We don’t arrive. We become.

“You may not always have a comfortable life and you will not always be able to solve all of the world’s problems at once. But don’t ever underestimate the importance you can have, because history has shown us that courage can be contagious and hope can take on a life of its own.”

Michelle Obama

As children, we are all asked at some point what we’d like to be when we grow up. The answers come back, clean and categorical – teacher, astronaut, athlete, police officer. We expect, as kids and then as young adults, that we will become someone all at once, stepping off at our destinies like a train stop at the end of a line. To kids, growing up sounds like less of a journey and more like an arrival. In reality, though, while we cross finish lines and tick off milestones here and there, no one simply arrives. We are all, if we choose to learn and strive as long as we live, infinitely evolving, constantly becoming truer versions of ourselves.

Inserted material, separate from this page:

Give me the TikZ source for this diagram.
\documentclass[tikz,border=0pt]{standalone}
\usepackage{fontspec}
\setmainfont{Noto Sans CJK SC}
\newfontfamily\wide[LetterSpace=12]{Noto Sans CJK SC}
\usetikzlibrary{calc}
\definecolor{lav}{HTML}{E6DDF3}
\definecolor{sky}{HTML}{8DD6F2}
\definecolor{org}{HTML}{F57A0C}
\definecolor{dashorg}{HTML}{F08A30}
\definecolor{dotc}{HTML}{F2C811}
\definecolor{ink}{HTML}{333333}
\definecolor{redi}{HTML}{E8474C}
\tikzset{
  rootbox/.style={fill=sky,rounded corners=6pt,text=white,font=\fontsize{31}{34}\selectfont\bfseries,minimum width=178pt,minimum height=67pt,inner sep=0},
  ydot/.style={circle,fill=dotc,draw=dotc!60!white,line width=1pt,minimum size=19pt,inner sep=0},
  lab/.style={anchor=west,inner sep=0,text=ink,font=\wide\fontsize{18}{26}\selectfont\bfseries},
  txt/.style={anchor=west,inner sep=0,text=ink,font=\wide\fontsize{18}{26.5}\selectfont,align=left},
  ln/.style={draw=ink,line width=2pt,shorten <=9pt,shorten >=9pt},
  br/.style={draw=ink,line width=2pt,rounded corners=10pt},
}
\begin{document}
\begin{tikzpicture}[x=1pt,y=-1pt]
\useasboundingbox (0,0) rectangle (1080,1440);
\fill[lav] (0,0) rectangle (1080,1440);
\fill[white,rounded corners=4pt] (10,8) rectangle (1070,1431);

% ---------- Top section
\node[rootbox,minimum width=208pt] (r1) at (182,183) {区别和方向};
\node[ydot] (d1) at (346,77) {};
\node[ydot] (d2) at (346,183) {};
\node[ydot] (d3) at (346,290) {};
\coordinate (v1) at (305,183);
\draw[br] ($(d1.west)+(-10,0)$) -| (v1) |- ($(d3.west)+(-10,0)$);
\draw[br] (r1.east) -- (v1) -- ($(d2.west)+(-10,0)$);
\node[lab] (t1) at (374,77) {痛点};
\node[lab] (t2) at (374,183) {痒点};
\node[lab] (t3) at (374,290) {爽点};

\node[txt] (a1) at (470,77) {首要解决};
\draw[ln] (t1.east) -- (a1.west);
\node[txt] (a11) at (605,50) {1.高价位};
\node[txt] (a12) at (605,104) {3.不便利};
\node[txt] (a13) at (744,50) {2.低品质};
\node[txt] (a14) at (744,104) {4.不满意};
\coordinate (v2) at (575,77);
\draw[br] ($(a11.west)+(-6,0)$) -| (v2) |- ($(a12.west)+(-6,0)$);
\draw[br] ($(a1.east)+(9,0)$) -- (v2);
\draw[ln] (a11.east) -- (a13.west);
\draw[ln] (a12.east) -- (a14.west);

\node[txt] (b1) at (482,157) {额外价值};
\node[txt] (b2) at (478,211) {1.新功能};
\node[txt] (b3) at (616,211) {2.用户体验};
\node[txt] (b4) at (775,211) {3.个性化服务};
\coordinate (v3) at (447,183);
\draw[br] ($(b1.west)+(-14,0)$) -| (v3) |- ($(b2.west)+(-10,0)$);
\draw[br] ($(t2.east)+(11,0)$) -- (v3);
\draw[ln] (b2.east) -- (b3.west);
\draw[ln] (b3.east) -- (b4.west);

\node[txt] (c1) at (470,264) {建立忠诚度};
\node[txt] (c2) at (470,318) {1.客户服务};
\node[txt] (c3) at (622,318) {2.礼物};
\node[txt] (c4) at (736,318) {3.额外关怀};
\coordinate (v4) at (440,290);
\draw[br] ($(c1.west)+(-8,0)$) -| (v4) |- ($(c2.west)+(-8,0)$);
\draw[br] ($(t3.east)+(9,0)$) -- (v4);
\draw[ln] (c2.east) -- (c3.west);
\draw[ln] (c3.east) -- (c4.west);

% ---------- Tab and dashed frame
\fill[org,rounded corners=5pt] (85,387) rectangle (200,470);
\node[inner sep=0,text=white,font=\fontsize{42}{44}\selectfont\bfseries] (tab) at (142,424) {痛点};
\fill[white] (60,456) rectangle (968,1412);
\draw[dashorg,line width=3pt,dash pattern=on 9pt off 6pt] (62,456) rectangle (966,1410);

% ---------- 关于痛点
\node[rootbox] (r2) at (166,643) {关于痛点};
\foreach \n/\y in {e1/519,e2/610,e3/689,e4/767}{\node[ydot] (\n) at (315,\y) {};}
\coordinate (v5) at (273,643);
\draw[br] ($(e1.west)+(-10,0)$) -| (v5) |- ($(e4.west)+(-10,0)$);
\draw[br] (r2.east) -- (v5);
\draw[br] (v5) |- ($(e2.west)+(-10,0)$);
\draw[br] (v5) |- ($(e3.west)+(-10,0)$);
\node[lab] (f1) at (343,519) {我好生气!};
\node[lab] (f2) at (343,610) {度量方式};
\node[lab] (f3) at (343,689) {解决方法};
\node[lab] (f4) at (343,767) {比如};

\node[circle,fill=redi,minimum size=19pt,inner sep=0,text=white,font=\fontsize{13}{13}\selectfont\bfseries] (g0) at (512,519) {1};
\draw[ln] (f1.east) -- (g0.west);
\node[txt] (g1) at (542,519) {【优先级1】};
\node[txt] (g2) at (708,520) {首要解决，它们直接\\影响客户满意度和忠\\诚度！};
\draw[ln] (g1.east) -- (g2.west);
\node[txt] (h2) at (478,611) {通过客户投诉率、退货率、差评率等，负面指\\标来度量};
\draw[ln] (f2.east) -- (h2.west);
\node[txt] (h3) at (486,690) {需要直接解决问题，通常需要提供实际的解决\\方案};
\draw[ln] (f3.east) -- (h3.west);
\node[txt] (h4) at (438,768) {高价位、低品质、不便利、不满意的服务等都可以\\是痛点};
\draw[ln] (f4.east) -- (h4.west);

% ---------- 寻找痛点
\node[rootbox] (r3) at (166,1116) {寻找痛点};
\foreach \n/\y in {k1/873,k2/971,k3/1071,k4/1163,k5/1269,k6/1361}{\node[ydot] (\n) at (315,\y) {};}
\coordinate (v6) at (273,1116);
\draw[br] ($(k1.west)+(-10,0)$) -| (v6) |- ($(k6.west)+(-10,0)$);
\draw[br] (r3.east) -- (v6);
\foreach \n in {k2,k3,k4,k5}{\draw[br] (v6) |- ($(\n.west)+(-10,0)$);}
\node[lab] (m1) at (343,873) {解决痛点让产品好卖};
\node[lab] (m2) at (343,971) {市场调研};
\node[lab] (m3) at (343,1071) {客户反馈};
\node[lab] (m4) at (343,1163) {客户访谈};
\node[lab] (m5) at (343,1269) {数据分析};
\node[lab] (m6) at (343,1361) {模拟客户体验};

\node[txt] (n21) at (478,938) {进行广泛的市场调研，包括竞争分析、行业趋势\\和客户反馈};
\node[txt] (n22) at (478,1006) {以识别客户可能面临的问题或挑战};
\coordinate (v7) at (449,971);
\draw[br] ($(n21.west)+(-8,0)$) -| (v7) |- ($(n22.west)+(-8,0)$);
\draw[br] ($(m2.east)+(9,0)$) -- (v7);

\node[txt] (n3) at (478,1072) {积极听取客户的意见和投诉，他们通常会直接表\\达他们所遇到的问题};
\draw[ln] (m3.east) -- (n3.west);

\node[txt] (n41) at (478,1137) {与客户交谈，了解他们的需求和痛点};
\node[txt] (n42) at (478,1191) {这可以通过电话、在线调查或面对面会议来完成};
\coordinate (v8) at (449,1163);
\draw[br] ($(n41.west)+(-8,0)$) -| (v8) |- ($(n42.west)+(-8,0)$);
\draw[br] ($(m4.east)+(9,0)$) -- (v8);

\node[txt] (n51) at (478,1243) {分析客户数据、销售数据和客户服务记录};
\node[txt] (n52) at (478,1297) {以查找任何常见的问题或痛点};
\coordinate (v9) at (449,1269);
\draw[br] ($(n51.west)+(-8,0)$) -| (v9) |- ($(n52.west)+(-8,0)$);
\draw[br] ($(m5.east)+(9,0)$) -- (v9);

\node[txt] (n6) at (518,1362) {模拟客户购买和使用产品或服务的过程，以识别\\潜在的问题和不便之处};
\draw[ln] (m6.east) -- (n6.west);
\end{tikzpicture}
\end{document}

From the moment my diploma was handed over to me in its smooth red case, the struggle to “become” began. I entered college as an undecided major and now move through post-grad life very much the same way. Everything sounds good to me, so commitment to just one future feels paralyzing. I began my own patchwork sort of self-education, knitting together podcasts, articles and coffee shop meetings in the mornings and evenings. I know nothing about which train stop I might get off at one day; only how I want to feel – useful, knowledgeable and dialed in to a role that makes a big difference in the lives of others.

I got to know Michelle Obama in a coffee shop between the pages of her memoir, Becoming. She addressed the swirling anxieties of twenty-somethings, of her search to take care of her own needs but not without passionately serving the needs of others. “One way or another,” she wrote earnestly, “I figured I’d work myself toward some version of feeling whole. There were days when all I wanted was to feel complete. I wanted to grab every last thing I loved and stake it ruthlessly to the ground.” Her words seemed stolen straight from the pages of my own journal. Michelle had my attention.

Energized by her story, I sought to learn more about how and with whom I might continue the work of becoming. A community conversation for Michelle’s book at the art museum brought just that chance. Standing at the front of the room was Justice Yvette McGee Brown, the first African American female justice on the Ohio Supreme Court. After speaking to the crowd with an intimate, bright wisdom that had the whole room hanging on her every word, she headed for my table for the breakout discussion. I sat straight up in my chair, quietly thrilled to have her up close and personal. Here was our own Michelle, a game-changing woman who had so gracefully blazed her own trail.

What followed was the sort of inter-generational exchange that I believe older and younger folks alike crave. Yvette, a trio of recently retired teachers, my friend Jimena and I sat around a table to reflect and connect over Michelle’s life and values. The older women, or as Yvette humorously put it, the ones in their “fourth quarter,” told Jimena and I of all they’d seen change and transpire in their lifetimes. They shared their own messy, twisting paths, of all it took to build themselves into the wise, polished leaders we saw in front of us. They spoke of the complex fallout of de-segregation; of the struggling young students they wanted to take home and care for. Jimena and I shared our desire to respond to all the troubles we were so painfully aware of in the world, and the struggle to address them and give back while burdened with student loans. Fresh young energy and seasoned wisdom led to a give-and-take that flowed easily between us all.

There can be such highs and lows when you take the work of becoming into your own hands. There are painful questions and directionless steps, but there are random, beautiful opportunities and connections too. At our table, the teachers and Yvette beamed. The encouragement from these 4th-quarter souls to a couple of 1st-quarter ones, and the appreciation Jimena and I sent right back, was warm and palpable. “I think you two will be just fine,” Yvette said to us with a reassuring tone only a lifetime could give you. “You have so much time. And if you’re asking these questions now, of how you will make an impact, then I think you always will be.” I smiled gratefully, calm for once about all I hoped to see and do in this life. There was time and space, I could see, to become.